### Given data

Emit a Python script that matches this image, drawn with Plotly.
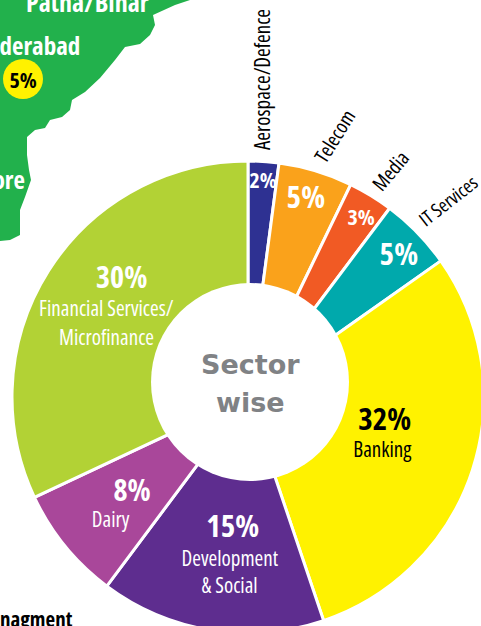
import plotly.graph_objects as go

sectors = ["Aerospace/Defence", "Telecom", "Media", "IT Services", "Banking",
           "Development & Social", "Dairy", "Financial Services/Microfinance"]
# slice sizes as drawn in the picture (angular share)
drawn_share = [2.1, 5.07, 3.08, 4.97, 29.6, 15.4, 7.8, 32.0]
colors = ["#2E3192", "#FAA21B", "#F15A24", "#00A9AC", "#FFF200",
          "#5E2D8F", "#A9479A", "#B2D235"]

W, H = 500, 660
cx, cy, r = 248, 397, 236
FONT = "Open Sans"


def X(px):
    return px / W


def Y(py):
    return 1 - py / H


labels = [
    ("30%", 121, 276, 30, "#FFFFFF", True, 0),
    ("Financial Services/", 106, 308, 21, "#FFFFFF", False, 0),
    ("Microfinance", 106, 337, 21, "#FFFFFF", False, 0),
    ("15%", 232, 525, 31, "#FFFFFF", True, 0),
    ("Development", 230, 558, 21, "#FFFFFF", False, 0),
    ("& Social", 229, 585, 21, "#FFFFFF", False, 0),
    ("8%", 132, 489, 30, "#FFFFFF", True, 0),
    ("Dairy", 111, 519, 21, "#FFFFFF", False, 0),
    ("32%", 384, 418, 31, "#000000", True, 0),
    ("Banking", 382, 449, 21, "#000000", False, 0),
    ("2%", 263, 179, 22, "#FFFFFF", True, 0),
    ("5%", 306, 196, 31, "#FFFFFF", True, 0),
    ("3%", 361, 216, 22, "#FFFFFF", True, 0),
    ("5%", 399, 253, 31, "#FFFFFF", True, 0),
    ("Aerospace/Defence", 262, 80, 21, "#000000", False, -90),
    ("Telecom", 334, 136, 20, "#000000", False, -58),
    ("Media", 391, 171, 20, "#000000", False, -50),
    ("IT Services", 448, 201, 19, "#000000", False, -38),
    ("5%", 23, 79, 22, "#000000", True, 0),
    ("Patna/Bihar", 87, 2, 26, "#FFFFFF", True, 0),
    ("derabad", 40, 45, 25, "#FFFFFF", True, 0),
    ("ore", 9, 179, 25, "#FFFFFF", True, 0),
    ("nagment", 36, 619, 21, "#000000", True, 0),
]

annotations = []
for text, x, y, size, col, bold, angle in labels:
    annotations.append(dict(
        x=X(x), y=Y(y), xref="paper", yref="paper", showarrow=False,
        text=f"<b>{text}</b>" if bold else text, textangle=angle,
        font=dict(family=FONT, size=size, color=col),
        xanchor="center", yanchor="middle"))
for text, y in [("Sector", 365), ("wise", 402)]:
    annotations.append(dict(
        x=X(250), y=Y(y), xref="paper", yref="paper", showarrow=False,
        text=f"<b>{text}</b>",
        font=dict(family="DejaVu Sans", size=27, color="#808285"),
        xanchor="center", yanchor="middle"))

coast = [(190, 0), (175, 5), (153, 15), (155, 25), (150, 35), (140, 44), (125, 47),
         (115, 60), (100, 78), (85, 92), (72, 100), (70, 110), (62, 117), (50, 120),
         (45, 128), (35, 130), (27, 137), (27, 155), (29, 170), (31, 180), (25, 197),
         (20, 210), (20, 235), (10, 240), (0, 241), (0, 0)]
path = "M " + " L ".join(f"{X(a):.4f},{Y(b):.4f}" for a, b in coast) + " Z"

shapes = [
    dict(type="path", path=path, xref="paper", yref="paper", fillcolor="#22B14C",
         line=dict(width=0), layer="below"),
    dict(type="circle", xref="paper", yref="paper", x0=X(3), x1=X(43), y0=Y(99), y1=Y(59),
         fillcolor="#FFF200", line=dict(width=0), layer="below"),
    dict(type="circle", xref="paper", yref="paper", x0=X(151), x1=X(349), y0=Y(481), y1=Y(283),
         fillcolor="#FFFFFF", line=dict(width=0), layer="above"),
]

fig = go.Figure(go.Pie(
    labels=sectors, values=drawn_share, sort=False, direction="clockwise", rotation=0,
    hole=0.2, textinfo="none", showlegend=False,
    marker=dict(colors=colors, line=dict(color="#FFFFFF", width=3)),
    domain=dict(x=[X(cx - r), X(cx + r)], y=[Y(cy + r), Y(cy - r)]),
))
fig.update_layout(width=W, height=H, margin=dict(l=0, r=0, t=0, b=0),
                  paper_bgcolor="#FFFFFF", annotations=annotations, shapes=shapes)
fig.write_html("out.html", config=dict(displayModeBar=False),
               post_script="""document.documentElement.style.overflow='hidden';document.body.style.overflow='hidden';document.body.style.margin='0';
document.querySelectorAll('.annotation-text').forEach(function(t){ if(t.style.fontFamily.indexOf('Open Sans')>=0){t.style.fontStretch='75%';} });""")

### Work required
Exactly as they appear, print the lines of the listing above from its first line through the line that contains "return 1 - py / H", minus the pictures.

### Correct response
Emit a Python script that matches this image, drawn with Plotly.
import plotly.graph_objects as go

sectors = ["Aerospace/Defence", "Telecom", "Media", "IT Services", "Banking",
           "Development & Social", "Dairy", "Financial Services/Microfinance"]
# slice sizes as drawn in the picture (angular share)
drawn_share = [2.1, 5.07, 3.08, 4.97, 29.6, 15.4, 7.8, 32.0]
colors = ["#2E3192", "#FAA21B", "#F15A24", "#00A9AC", "#FFF200",
          "#5E2D8F", "#A9479A", "#B2D235"]

W, H = 500, 660
cx, cy, r = 248, 397, 236
FONT = "Open Sans"


def X(px):
    return px / W


def Y(py):
    return 1 - py / H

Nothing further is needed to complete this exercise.